In today’s tough economy where organizations squeeze maximum efficiency from their workforce, you may need to reassign an employee to a less appealing or less influential role. While the individual may perceive the move as a demotion, reframe the news to make it more palatable.
Tell Diane von Furstenberg’s story.
With aspirations of becoming a fashion designer, she accepted a low-level internship in a factory in Italy. As Bill Boggs writes in his book Got What It Takes?, von Furstenberg took a job “that a lot of other people might have dismissed as too insignificant to consider.”
But by making the best of the opportunity, she was well positioned a year later to create a few samples in the factory before her husband told her they were moving to America.
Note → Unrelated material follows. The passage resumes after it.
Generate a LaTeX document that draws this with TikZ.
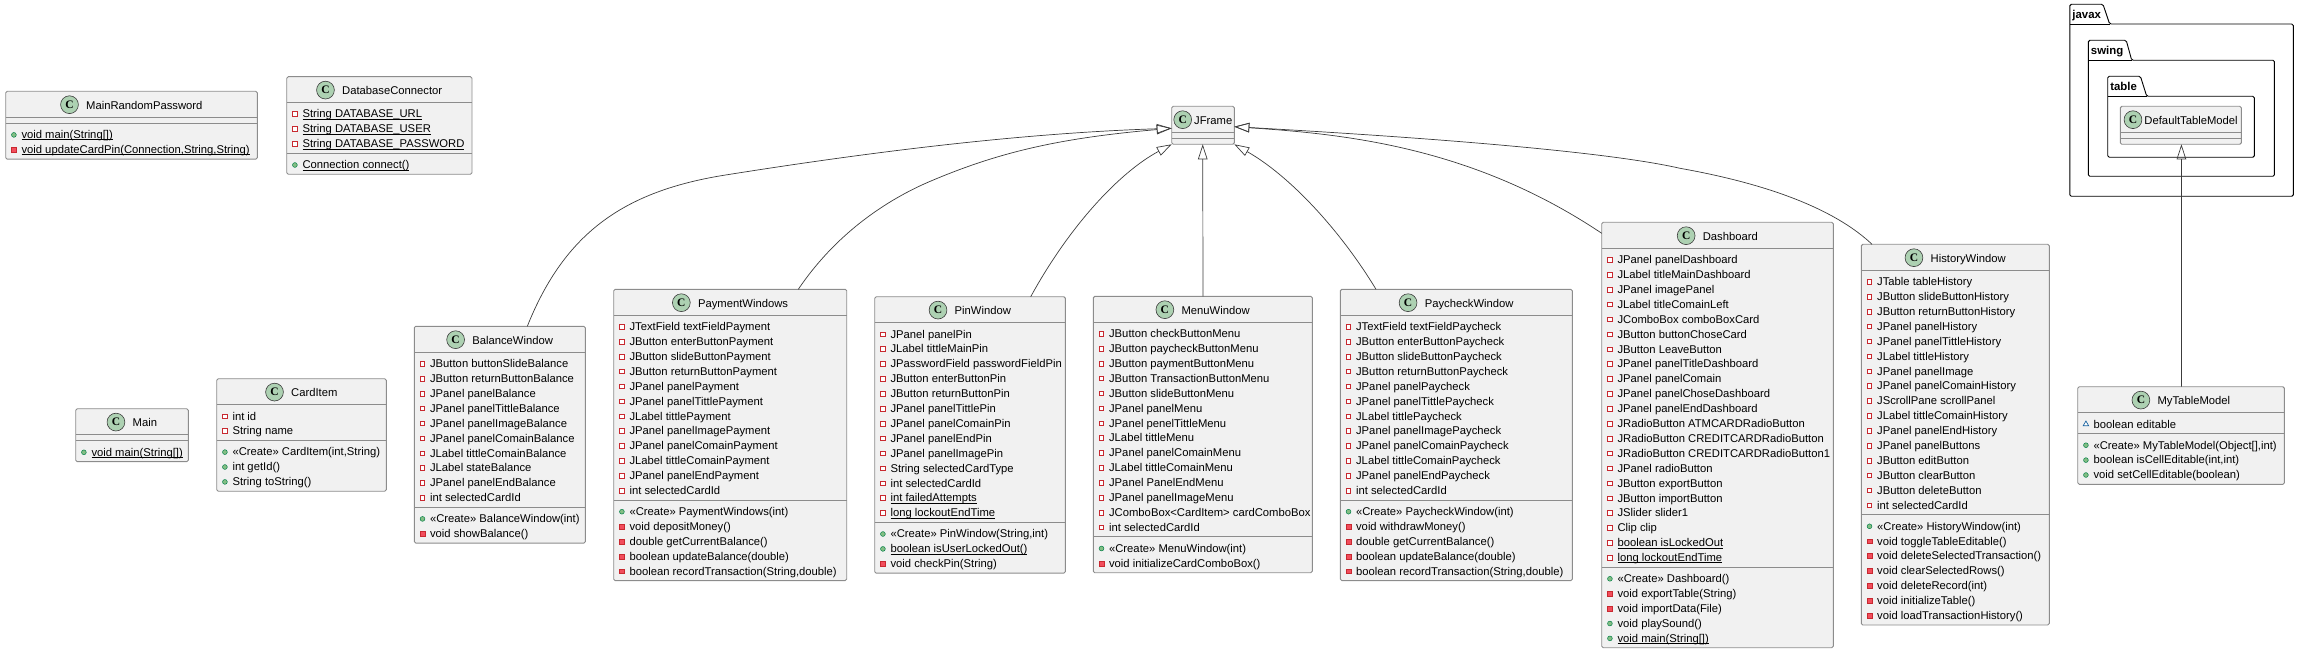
\documentclass[tikz,border=0pt]{standalone}
\usepackage{fontspec}
\setmainfont{Liberation Sans}
\newfontfamily\spotfont{Liberation Serif}
\usepackage{tikz}
\usetikzlibrary{arrows.meta, shapes.geometric, calc}

\definecolor{spotgreen}{HTML}{ADD1B2}
\definecolor{boxfill}{HTML}{F1F1F1}
\definecolor{boxline}{HTML}{8C8C8C}
\definecolor{inkline}{HTML}{3C3C3C}
\definecolor{privedge}{HTML}{C82930}
\definecolor{privfill}{HTML}{F24D5C}
\definecolor{pubedge}{HTML}{038048}
\definecolor{pubfill}{HTML}{84BE84}
\definecolor{pkgedge}{HTML}{1963A0}

\newcommand{\rowfont}{\fontsize{11.25}{14}\selectfont}
\newcommand{\spotgap}{25.7}
\newsavebox{\staticbox}
\newcommand{\umlstatic}[1]{\sbox{\staticbox}{#1}\rlap{\usebox{\staticbox}}\rule[-1.5pt]{\wd\staticbox}{0.7pt}}

\tikzset{
    >={Triangle[open,length=15pt,width=9.5pt]},
    classbox/.style={draw=boxline, fill=boxfill, line width=0.9pt, rounded corners=1.5pt, inner sep=0pt, outer sep=0pt},
    classline/.style={draw=boxline, line width=0.9pt},
    spot/.style={circle, draw=inkline, fill=spotgreen, line width=0.6pt, minimum size=17.8pt, inner sep=0pt, font=\spotfont\bfseries\fontsize{11.5}{12}\selectfont},
    rowtext/.style={anchor=base west, inner sep=0pt, font=\rowfont},
    visf/.style={rectangle, draw=privedge, fill=white, line width=0.8pt, minimum size=4.6pt, inner sep=0pt},
    vism/.style={rectangle, draw=privedge, fill=privfill, line width=0.5pt, minimum size=4.8pt, inner sep=0pt},
    visp/.style={circle, draw=pubedge, fill=pubfill, line width=0.5pt, minimum size=4.8pt, inner sep=0pt},
    visk/.style={regular polygon, regular polygon sides=3, draw=pkgedge, fill=white, line width=0.7pt, minimum size=6.4pt, inner sep=0pt},
    genline/.style={<-, draw=inkline, line width=0.7pt},
    pkgline/.style={draw=black, line width=0.9pt, rounded corners=1.5pt},
    pkgtext/.style={anchor=base west, inner sep=0pt, font=\bfseries\fontsize{11.4}{14}\selectfont}
}

% id, left, right, top, number of fields, number of methods, title, fields, methods
\newcommand{\umlclass}[9]{
    \pgfmathsetmacro{\hdy}{#4+25.8}
    \pgfmathsetmacro{\sepy}{\hdy+14.9*#5+6.1}
    \pgfmathsetmacro{\boty}{\sepy+14.9*#6+6.1}
    \pgfmathsetmacro{\bw}{#3-#2}
    \pgfmathsetmacro{\bh}{\boty-#4}
    \node[classbox, anchor=north west, minimum width=\bw pt, minimum height=\bh pt] (#1) at (#2,#4) {};
    \draw[classline] (#2,\hdy) -- (#3,\hdy);
    \draw[classline] (#2,\sepy) -- (#3,\sepy);
    \node[rowtext, anchor=base] (#1-title) at ({(#2+#3+\spotgap)/2},#4+18) {#7};
    \node[spot] (#1-spot) at ($(#1-title.base west)+(9.2-\spotgap,-4.6)$) {C};
    \ifnum#5>0
        \foreach \mk/\txt [count=\i] in {#8} {
            \pgfmathsetmacro{\rowy}{\hdy+11.7+14.9*(\i-1)}
            \node[vis\mk] (#1-fm\i) at (#2+8.2,\rowy) {};
            \node[rowtext] (#1-f\i) at (#2+15.6,\rowy+3.8) {\txt};
        }
    \fi
    \ifnum#6>0
        \foreach \mk/\txt [count=\i] in {#9} {
            \pgfmathsetmacro{\rowy}{\sepy+11.7+14.9*(\i-1)}
            \node[vis\mk] (#1-mm\i) at (#2+8.2,\rowy) {};
            \node[rowtext] (#1-m\i) at (#2+15.6,\rowy+3.8) {\txt};
        }
    \fi
}

% id, left, right, tab top, tab bottom, bottom, tab top right, tab right
\newcommand{\umlpackage}[8]{
    \draw[pkgline] (#2,#5) -- (#2,#4) -- (#7,#4) -- (#8,#5) -- (#3,#5) -- (#3,#6) -- (#2,#6) -- cycle;
    \draw[draw=black, line width=0.9pt] (#2,#5) -- (#8,#5);
    \node[pkgtext] (pkg-#1) at (#2+2.4,#4+14.5) {#1};
}

\begin{document}
\begin{tikzpicture}[x=1pt,y=-1pt]
    \useasboundingbox (0,0) rectangle (2298,652);

    \umlpackage{javax}{2069.8}{2293.3}{4.3}{24}{196.3}{2103}{2109.6}
    \umlpackage{swing}{2088.3}{2274.4}{40.3}{60.3}{176.3}{2126.2}{2131.7}
    \umlpackage{table}{2107.7}{2254.3}{76.3}{96.3}{157.3}{2140.4}{2146.7}

    \umlclass{MainRandomPassword}{5.7}{257.3}{91.3}{0}{2}{MainRandomPassword}{}
        {p/{\umlstatic{void main(String[])}}, m/{\umlstatic{void updateCardPin(Connection,String,String)}}}
    \umlclass{DatabaseConnector}{286.7}{472}{76.7}{3}{1}{DatabaseConnector}
        {f/{\umlstatic{String DATABASE\_URL}}, f/{\umlstatic{String DATABASE\_USER}}, f/{\umlstatic{String DATABASE\_PASSWORD}}}
        {p/{\umlstatic{Connection connect()}}}
    \umlclass{Main}{75.7}{188.3}{408.7}{0}{1}{Main}{}
        {p/{\umlstatic{void main(String[])}}}
    \umlclass{CardItem}{216.7}{386.3}{378.7}{2}{3}{CardItem}
        {f/int id, f/String name}
        {p/{«Create» CardItem(int,String)}, p/int getId(), p/String toString()}
    \umlclass{BalanceWindow}{414.3}{585.3}{326.3}{10}{2}{BalanceWindow}
        {f/JButton buttonSlideBalance, f/JButton returnButtonBalance, f/JPanel panelBalance,
         f/JPanel panelTittleBalance, f/JPanel panelImageBalance, f/JPanel panelComainBalance,
         f/JLabel tittleComainBalance, f/JLabel stateBalance, f/JPanel panelEndBalance, f/int selectedCardId}
        {p/«Create» BalanceWindow(int), m/void showBalance()}
    \umlclass{PaymentWindows}{613.7}{846.7}{289.3}{12}{5}{PaymentWindows}
        {f/JTextField textFieldPayment, f/JButton enterButtonPayment, f/JButton slideButtonPayment,
         f/JButton returnButtonPayment, f/JPanel panelPayment, f/JPanel panelTittlePayment,
         f/JLabel tittlePayment, f/JPanel panelImagePayment, f/JPanel panelComainPayment,
         f/JLabel tittleComainPayment, f/JPanel panelEndPayment, f/int selectedCardId}
        {p/«Create» PaymentWindows(int), m/void depositMoney(), m/double getCurrentBalance(),
         m/boolean updateBalance(double), m/{boolean recordTransaction(String,double)}}
    \umlclass{PinWindow}{874.7}{1065.3}{296.7}{13}{3}{PinWindow}
        {f/JPanel panelPin, f/JLabel tittleMainPin, f/JPasswordField passwordFieldPin,
         f/JButton enterButtonPin, f/JButton returnButtonPin, f/JPanel panelTittlePin,
         f/JPanel panelComainPin, f/JPanel panelEndPin, f/JPanel panelImagePin,
         f/String selectedCardType, f/int selectedCardId, f/{\umlstatic{int failedAttempts}},
         f/{\umlstatic{long lockoutEndTime}}}
        {p/{«Create» PinWindow(String,int)}, p/{\umlstatic{boolean isUserLockedOut()}}, m/void checkPin(String)}
    \umlclass{MenuWindow}{1093.3}{1312.3}{296.3}{14}{2}{MenuWindow}
        {f/JButton checkButtonMenu, f/JButton paycheckButtonMenu, f/JButton paymentButtonMenu,
         f/JButton TransactionButtonMenu, f/JButton slideButtonMenu, f/JPanel panelMenu,
         f/JPanel penelTittleMenu, f/JLabel tittleMenu, f/JPanel panelComainMenu,
         f/JLabel tittleComainMenu, f/JPanel PanelEndMenu, f/JPanel panelImageMenu,
         f/JComboBox<CardItem> cardComboBox, f/int selectedCardId}
        {p/«Create» MenuWindow(int), m/void initializeCardComboBox()}
    \umlclass{PaycheckWindow}{1340.3}{1572.3}{289.3}{12}{5}{PaycheckWindow}
        {f/JTextField textFieldPaycheck, f/JButton enterButtonPaycheck, f/JButton slideButtonPaycheck,
         f/JButton returnButtonPaycheck, f/JPanel panelPaycheck, f/JPanel panelTittlePaycheck,
         f/JLabel tittlePaycheck, f/JPanel panelImagePaycheck, f/JPanel panelComainPaycheck,
         f/JLabel tittleComainPaycheck, f/JPanel panelEndPaycheck, f/int selectedCardId}
        {p/«Create» PaycheckWindow(int), m/void withdrawMoney(), m/double getCurrentBalance(),
         m/boolean updateBalance(double), m/{boolean recordTransaction(String,double)}}
    \umlclass{Dashboard}{1601.7}{1833.3}{222.3}{21}{5}{Dashboard}
        {f/JPanel panelDashboard, f/JLabel titleMainDashboard, f/JPanel imagePanel,
         f/JLabel titleComainLeft, f/JComboBox comboBoxCard, f/JButton buttonChoseCard,
         f/JButton LeaveButton, f/JPanel panelTitleDashboard, f/JPanel panelComain,
         f/JPanel panelChoseDashboard, f/JPanel panelEndDashboard, f/JRadioButton ATMCARDRadioButton,
         f/JRadioButton CREDITCARDRadioButton, f/JRadioButton CREDITCARDRadioButton1, f/JPanel radioButton,
         f/JButton exportButton, f/JButton importButton, f/JSlider slider1, f/Clip clip,
         f/{\umlstatic{boolean isLockedOut}}, f/{\umlstatic{long lockoutEndTime}}}
        {p/«Create» Dashboard(), m/void exportTable(String), m/void importData(File), p/void playSound(),
         p/{\umlstatic{void main(String[])}}}
    \umlclass{HistoryWindow}{1861.3}{2049.3}{244.3}{16}{7}{HistoryWindow}
        {f/JTable tableHistory, f/JButton slideButtonHistory, f/JButton returnButtonHistory,
         f/JPanel panelHistory, f/JPanel panelTittleHistory, f/JLabel tittleHistory, f/JPanel panelImage,
         f/JPanel panelComainHistory, f/JScrollPane scrollPanel, f/JLabel tittleComainHistory,
         f/JPanel panelEndHistory, f/JPanel panelButtons, f/JButton editButton, f/JButton clearButton,
         f/JButton deleteButton, f/int selectedCardId}
        {p/«Create» HistoryWindow(int), m/void toggleTableEditable(), m/void deleteSelectedTransaction(),
         m/void clearSelectedRows(), m/void deleteRecord(int), m/void initializeTable(),
         m/void loadTransactionHistory()}
    \umlclass{MyTableModel}{2077.7}{2284.3}{386.7}{1}{3}{MyTableModel}
        {k/boolean editable}
        {p/{«Create» MyTableModel(Object[],int)}, p/{boolean isCellEditable(int,int)}, p/void setCellEditable(boolean)}

    \renewcommand{\spotgap}{20.5}
    \umlclass{JFrame}{1171.7}{1234.3}{106.3}{0}{0}{JFrame}{}{}
    \umlclass{DefaultTableModel}{2120.3}{2241.3}{106.3}{0}{0}{DefaultTableModel}{}{}

    \draw[genline] ($(JFrame.north west)+(0,22)$) .. controls (1025,133) and (877,151) .. (730,174.3)
        .. controls (625,190) and (565,232) .. ($(BalanceWindow.north west)+(113,0)$);
    \draw[genline] ($(JFrame.north west)+(0,22)$) .. controls (1060,138) and (1000,152) .. (933.3,180)
        .. controls (885,200) and (835,235) .. ($(PaymentWindows.north west)+(184.6,0)$);
    \draw[genline] (JFrame.south west) .. controls (1120,172) and (1070,225) .. ($(PinWindow.north west)+(156,0)$);
    \draw[genline] ($(JFrame.south west)+(31,0)$) -- ($(MenuWindow.north west)+(109.7,0)$);
    \draw[genline] (JFrame.south east) .. controls (1290,176) and (1340,230) .. ($(PaycheckWindow.north west)+(35.7,0)$);
    \draw[genline] ($(JFrame.north east)+(0,20.4)$) .. controls (1340,134) and (1470,145) .. ($(Dashboard.north west)+(0,11)$);
    \draw[genline] ($(JFrame.north east)+(0,20.4)$) .. controls (1400,136) and (1600,150) .. (1680,168.3)
        .. controls (1740,179) and (1825,200) .. ($(HistoryWindow.north west)+(10.7,0)$);
    \draw[genline] ($(DefaultTableModel.south west)+(61.1,0)$) -- ($(MyTableModel.north west)+(103.7,0)$);
\end{tikzpicture}
\end{document}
She took the samples with her to the U.S., and they opened doors for her to market her designs.
“[Her] tremendous career might never have taken shape if she had not accepted an innocuous job in a factory in Italy,” Boggs writes.
When your employees hear about von Furstenberg’s willingness to take a lowly job in a dingy factory—only to emerge as one of the world’s most glamorous fashion mavens years later—they may realize that setbacks can prove invaluable to their ultimate success.
Pleading with a disgruntled worker to focus on the long term and overlook a dissatisfying short-term assignment is an uphill battle. Some people lack von Furstenberg’s ability to step backward in order to leapfrog forward later.
Remind your employee that almost every senior executive’s career hits speed bumps. Just as no stock goes up every single day, no individual enjoys a steady climb to the top without some discouraging U-turns.
Also reinforce the fact that a versatile contributor who can perform a variety of tasks—even the less heralded jobs that many people seek to avoid—gains job security and stature among the head honchos. Everyone loves a team player who will do what’s best for the team even if it requires temporary sacrifice.